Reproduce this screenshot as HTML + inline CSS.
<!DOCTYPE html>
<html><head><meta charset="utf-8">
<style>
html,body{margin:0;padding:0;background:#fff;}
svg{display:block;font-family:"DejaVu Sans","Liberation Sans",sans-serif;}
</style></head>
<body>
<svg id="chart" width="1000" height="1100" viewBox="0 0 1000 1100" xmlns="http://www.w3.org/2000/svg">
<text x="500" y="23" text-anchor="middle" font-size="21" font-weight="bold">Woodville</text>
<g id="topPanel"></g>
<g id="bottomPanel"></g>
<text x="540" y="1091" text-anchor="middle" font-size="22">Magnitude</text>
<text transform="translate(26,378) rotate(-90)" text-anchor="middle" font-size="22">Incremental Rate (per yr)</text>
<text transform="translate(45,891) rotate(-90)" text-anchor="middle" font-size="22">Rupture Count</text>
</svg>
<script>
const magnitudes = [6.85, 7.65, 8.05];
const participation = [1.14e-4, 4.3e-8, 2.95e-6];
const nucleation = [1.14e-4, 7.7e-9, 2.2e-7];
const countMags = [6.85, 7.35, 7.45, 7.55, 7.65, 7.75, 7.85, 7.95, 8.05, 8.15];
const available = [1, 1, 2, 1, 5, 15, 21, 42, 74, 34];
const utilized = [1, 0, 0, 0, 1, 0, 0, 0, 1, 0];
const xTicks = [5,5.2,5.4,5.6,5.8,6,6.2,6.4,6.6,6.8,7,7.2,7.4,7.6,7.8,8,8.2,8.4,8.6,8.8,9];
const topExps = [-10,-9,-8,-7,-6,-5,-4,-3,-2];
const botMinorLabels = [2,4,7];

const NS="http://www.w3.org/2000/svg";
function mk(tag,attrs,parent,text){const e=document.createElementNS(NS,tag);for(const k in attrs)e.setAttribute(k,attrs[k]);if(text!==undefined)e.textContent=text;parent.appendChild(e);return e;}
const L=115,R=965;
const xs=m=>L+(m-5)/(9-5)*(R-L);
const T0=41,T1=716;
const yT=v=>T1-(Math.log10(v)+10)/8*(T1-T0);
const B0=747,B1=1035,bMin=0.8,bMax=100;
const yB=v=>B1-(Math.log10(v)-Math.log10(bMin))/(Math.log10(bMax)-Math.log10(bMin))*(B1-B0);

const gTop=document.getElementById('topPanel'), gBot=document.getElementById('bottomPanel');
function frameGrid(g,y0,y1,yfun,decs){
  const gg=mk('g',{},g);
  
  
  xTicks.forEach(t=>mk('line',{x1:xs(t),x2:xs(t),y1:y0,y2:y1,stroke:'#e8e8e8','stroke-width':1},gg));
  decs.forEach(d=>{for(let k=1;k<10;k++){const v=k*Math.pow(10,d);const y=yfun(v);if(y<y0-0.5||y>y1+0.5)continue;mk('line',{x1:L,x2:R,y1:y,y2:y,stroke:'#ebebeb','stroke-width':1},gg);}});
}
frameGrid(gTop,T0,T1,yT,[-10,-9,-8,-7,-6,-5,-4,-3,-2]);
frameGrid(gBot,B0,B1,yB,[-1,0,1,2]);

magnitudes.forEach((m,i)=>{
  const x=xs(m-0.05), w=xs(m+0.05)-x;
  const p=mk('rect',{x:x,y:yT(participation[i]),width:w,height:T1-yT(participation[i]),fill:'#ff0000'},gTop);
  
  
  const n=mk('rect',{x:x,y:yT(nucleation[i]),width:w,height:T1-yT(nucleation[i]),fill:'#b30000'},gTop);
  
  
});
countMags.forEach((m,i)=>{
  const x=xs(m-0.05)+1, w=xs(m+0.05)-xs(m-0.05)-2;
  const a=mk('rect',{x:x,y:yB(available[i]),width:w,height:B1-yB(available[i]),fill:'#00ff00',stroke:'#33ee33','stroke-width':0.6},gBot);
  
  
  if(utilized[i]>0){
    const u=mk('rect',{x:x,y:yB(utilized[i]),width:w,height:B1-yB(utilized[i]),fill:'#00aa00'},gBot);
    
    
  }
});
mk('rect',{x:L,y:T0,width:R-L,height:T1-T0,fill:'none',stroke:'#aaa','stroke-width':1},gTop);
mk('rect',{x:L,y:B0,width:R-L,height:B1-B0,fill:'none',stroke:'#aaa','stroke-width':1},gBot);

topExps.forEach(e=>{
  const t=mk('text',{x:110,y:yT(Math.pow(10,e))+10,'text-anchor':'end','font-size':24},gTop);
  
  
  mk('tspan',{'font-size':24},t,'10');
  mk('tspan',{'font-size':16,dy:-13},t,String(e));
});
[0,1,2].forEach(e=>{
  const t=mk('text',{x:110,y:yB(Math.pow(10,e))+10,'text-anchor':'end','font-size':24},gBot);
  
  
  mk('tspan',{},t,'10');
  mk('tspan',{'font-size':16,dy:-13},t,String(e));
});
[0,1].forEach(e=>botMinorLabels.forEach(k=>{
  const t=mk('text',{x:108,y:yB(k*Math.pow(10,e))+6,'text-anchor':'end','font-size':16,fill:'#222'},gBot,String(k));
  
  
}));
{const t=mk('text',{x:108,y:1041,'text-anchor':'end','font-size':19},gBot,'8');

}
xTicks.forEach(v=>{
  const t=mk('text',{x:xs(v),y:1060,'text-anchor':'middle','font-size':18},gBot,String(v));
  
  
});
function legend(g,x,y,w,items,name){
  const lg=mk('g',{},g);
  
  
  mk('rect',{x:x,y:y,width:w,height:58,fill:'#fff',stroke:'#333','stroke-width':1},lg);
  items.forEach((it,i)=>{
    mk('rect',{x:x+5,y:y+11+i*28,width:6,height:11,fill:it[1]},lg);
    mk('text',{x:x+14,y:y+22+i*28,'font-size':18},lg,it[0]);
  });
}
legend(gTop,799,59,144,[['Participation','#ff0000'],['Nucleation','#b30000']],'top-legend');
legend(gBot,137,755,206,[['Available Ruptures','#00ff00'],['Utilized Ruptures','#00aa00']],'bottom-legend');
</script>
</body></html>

§ §

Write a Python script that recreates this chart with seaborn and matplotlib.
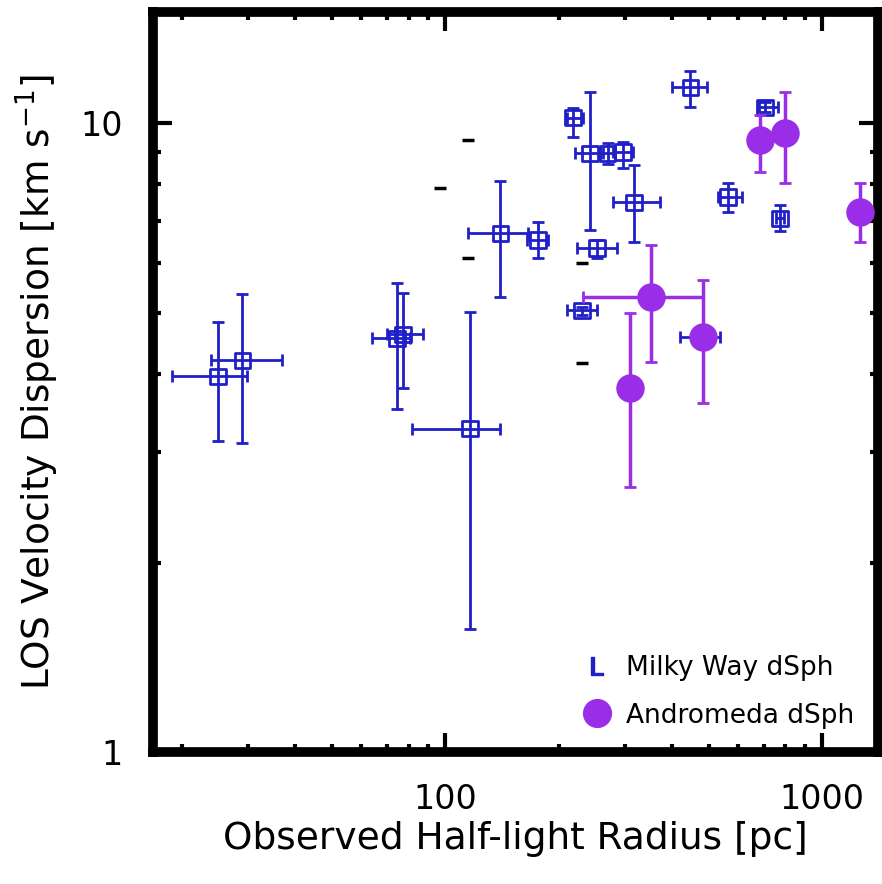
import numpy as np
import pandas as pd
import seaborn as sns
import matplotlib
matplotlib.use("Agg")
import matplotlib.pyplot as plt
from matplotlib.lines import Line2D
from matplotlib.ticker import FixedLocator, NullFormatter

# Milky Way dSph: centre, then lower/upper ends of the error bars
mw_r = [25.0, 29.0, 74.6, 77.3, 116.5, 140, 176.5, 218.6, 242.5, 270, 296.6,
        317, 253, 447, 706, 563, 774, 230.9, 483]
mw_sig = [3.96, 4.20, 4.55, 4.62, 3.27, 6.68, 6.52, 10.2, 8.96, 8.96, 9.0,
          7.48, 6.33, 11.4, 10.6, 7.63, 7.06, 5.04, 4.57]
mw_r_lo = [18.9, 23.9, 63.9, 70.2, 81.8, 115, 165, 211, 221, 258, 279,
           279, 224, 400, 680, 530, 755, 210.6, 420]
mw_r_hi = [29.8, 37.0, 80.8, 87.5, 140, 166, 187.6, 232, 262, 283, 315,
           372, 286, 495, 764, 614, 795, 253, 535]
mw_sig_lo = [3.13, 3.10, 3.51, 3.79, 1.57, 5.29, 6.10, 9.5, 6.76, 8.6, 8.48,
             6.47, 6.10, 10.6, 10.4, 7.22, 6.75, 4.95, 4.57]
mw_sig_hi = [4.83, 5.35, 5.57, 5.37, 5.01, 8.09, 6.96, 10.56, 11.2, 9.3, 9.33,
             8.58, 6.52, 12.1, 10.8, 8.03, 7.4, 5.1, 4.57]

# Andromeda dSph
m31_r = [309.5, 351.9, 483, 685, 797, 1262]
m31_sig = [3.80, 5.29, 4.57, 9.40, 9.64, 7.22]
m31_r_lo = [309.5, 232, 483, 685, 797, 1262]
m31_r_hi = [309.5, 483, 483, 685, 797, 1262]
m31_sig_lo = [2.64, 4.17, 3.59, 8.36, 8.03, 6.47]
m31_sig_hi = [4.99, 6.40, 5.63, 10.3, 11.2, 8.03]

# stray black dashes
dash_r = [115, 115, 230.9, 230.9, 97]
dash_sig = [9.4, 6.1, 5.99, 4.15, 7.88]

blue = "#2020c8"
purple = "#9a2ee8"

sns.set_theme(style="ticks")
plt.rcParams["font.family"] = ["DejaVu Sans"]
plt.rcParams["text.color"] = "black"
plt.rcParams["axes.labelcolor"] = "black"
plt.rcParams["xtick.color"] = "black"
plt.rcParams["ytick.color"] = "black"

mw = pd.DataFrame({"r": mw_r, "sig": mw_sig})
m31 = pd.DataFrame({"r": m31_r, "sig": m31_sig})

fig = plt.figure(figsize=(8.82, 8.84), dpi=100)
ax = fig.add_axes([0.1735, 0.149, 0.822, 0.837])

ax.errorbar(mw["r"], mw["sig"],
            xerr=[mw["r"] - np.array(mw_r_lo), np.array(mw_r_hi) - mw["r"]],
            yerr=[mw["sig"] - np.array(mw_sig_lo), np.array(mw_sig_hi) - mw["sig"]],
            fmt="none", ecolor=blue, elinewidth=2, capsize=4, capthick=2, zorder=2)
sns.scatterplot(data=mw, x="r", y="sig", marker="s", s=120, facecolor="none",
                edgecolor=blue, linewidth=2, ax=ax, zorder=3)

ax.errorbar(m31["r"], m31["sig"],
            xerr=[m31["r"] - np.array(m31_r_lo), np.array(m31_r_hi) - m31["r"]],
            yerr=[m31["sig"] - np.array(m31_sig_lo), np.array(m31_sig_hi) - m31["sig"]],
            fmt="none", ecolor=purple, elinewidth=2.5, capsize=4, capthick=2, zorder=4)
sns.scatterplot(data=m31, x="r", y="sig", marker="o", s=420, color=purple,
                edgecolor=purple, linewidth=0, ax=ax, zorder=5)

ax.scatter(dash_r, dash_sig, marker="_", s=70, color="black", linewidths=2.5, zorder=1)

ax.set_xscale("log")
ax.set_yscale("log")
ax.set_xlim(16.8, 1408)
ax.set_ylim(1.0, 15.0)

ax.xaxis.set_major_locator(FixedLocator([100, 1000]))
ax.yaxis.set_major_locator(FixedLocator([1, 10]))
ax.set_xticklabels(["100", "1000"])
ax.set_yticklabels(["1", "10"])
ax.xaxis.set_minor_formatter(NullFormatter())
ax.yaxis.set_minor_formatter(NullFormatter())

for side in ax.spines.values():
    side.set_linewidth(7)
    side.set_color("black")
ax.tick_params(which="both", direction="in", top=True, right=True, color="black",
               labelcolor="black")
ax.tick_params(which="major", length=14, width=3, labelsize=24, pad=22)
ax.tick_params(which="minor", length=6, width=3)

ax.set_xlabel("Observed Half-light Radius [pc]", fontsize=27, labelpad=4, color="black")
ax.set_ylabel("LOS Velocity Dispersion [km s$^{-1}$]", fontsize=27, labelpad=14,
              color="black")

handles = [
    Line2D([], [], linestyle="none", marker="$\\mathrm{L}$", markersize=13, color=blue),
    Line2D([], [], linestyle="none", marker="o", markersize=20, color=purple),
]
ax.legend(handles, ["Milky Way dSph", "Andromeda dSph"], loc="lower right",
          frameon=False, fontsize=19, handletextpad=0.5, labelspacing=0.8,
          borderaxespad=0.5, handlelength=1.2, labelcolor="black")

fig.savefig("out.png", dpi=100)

§ §

WHAT THE EXERCISE ASKS: Which lines include "script"? Copy each of them out.

SOLUTION TO THE EXERCISE:
<script>
</script>
Write a Python script that recreates this chart with seaborn and matplotlib.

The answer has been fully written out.